> Set problem
Retype, exactly as they stand, the lines from the start of the data to the line that contains "var cx = function", both ends included. Leave the pictures out.

##############################

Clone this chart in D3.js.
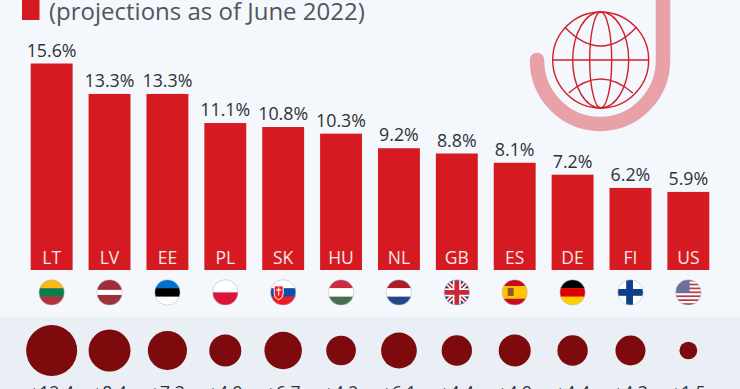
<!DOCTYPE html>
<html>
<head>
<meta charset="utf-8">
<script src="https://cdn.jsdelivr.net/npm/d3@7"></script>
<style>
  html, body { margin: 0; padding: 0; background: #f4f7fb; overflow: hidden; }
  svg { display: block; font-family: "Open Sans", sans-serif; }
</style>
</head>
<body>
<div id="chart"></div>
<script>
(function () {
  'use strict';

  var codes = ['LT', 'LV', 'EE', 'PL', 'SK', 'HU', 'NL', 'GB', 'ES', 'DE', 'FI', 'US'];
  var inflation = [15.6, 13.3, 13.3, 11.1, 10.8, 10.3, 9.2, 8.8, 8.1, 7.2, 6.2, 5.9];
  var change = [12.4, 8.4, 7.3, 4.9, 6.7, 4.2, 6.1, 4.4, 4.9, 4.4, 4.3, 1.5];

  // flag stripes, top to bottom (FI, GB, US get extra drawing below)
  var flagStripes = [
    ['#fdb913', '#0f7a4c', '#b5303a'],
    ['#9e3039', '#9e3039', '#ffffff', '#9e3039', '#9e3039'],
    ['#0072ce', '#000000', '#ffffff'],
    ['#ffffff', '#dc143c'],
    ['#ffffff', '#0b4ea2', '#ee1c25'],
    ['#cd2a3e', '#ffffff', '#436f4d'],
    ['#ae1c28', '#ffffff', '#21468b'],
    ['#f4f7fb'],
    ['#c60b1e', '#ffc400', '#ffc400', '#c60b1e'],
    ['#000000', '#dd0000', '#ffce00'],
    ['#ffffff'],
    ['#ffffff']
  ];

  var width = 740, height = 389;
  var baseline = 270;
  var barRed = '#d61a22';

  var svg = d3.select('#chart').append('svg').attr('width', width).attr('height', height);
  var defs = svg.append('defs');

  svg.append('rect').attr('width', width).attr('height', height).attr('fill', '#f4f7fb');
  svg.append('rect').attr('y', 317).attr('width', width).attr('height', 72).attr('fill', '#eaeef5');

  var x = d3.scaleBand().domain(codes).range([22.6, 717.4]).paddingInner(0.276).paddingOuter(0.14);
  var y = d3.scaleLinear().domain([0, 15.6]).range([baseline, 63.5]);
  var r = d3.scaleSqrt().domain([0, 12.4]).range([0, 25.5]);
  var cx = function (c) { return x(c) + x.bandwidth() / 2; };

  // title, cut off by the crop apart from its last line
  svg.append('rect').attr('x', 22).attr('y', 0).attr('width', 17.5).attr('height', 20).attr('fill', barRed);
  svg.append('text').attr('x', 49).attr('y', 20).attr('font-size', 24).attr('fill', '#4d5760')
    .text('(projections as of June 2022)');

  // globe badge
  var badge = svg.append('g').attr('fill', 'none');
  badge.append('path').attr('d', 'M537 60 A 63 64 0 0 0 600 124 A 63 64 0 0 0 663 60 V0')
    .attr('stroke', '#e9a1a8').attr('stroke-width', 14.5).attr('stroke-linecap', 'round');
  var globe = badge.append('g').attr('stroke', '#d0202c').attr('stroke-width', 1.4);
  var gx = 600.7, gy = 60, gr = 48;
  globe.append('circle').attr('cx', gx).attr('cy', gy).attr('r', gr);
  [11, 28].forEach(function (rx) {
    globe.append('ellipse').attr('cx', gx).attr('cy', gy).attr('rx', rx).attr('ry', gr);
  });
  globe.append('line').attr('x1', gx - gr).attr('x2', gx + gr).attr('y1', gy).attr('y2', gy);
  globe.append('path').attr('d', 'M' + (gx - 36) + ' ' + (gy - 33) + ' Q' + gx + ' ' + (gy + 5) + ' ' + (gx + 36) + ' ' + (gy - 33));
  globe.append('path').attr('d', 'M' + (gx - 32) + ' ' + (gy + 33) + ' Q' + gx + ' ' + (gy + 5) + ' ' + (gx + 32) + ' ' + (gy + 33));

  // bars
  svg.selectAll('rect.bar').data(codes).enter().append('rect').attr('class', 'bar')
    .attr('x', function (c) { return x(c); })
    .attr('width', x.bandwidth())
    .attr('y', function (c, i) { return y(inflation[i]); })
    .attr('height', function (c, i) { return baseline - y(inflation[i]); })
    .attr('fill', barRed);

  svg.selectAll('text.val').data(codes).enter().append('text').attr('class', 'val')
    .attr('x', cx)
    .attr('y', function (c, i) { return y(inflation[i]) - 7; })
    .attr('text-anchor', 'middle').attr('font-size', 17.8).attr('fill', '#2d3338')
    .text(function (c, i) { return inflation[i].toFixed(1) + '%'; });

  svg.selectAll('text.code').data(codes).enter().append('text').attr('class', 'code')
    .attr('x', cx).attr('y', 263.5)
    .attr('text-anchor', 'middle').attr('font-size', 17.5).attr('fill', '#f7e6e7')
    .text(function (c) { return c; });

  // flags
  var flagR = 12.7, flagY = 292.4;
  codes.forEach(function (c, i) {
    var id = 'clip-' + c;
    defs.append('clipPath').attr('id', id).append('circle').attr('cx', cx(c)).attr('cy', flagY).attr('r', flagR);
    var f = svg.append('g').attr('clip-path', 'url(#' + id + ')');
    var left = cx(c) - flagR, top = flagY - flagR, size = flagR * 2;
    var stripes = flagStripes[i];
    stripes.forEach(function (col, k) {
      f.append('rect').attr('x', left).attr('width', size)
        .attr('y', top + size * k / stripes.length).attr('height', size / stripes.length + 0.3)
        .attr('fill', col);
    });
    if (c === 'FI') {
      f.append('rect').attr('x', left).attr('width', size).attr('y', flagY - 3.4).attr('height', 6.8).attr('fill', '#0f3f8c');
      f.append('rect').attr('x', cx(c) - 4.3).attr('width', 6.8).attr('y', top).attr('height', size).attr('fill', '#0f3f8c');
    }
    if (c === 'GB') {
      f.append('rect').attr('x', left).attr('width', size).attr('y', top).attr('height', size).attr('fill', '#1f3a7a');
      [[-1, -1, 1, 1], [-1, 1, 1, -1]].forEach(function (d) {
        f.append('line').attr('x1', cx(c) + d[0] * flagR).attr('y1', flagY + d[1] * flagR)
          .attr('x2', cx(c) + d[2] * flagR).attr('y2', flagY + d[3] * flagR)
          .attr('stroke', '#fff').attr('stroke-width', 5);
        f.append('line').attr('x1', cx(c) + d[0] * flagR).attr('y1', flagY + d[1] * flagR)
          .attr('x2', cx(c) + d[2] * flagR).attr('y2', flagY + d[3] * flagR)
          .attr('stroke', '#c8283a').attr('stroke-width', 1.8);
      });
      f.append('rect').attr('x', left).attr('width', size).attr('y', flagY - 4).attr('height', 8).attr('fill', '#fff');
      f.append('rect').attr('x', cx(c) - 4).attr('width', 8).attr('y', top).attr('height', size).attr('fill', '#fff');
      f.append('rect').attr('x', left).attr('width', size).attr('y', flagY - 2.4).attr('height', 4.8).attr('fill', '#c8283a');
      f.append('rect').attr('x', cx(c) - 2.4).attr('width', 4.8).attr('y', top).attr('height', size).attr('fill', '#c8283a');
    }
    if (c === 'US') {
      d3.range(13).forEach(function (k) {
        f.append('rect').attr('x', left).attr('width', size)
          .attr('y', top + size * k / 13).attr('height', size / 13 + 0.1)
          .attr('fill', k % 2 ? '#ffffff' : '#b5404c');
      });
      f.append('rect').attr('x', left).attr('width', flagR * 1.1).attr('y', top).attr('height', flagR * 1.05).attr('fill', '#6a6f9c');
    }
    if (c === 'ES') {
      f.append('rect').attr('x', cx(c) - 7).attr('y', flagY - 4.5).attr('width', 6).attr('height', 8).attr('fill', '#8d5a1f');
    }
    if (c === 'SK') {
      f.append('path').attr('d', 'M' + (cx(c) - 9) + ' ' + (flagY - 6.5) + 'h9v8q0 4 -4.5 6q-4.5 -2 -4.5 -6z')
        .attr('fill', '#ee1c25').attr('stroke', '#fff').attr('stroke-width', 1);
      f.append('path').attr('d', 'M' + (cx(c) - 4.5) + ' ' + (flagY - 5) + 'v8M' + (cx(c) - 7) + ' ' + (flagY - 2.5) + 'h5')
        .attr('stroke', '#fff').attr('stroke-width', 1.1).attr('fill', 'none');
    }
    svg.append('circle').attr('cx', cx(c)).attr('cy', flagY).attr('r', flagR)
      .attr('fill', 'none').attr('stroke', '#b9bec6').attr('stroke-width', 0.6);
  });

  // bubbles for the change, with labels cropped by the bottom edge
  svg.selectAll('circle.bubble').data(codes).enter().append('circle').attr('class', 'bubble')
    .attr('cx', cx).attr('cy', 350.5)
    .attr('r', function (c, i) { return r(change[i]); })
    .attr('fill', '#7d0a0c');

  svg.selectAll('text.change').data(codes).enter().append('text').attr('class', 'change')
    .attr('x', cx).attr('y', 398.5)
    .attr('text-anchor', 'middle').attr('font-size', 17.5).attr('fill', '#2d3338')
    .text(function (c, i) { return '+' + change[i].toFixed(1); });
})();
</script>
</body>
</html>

##############################

> Task output
Clone this chart in D3.js.
<!DOCTYPE html>
<html>
<head>
<meta charset="utf-8">
<script src="https://cdn.jsdelivr.net/npm/d3@7"></script>
<style>
  html, body { margin: 0; padding: 0; background: #f4f7fb; overflow: hidden; }
  svg { display: block; font-family: "Open Sans", sans-serif; }
</style>
</head>
<body>
<div id="chart"></div>
<script>
(function () {
  'use strict';

  var codes = ['LT', 'LV', 'EE', 'PL', 'SK', 'HU', 'NL', 'GB', 'ES', 'DE', 'FI', 'US'];
  var inflation = [15.6, 13.3, 13.3, 11.1, 10.8, 10.3, 9.2, 8.8, 8.1, 7.2, 6.2, 5.9];
  var change = [12.4, 8.4, 7.3, 4.9, 6.7, 4.2, 6.1, 4.4, 4.9, 4.4, 4.3, 1.5];

  // flag stripes, top to bottom (FI, GB, US get extra drawing below)
  var flagStripes = [
    ['#fdb913', '#0f7a4c', '#b5303a'],
    ['#9e3039', '#9e3039', '#ffffff', '#9e3039', '#9e3039'],
    ['#0072ce', '#000000', '#ffffff'],
    ['#ffffff', '#dc143c'],
    ['#ffffff', '#0b4ea2', '#ee1c25'],
    ['#cd2a3e', '#ffffff', '#436f4d'],
    ['#ae1c28', '#ffffff', '#21468b'],
    ['#f4f7fb'],
    ['#c60b1e', '#ffc400', '#ffc400', '#c60b1e'],
    ['#000000', '#dd0000', '#ffce00'],
    ['#ffffff'],
    ['#ffffff']
  ];

  var width = 740, height = 389;
  var baseline = 270;
  var barRed = '#d61a22';

  var svg = d3.select('#chart').append('svg').attr('width', width).attr('height', height);
  var defs = svg.append('defs');

  svg.append('rect').attr('width', width).attr('height', height).attr('fill', '#f4f7fb');
  svg.append('rect').attr('y', 317).attr('width', width).attr('height', 72).attr('fill', '#eaeef5');

  var x = d3.scaleBand().domain(codes).range([22.6, 717.4]).paddingInner(0.276).paddingOuter(0.14);
  var y = d3.scaleLinear().domain([0, 15.6]).range([baseline, 63.5]);
  var r = d3.scaleSqrt().domain([0, 12.4]).range([0, 25.5]);
  var cx = function (c) { return x(c) + x.bandwidth() / 2; };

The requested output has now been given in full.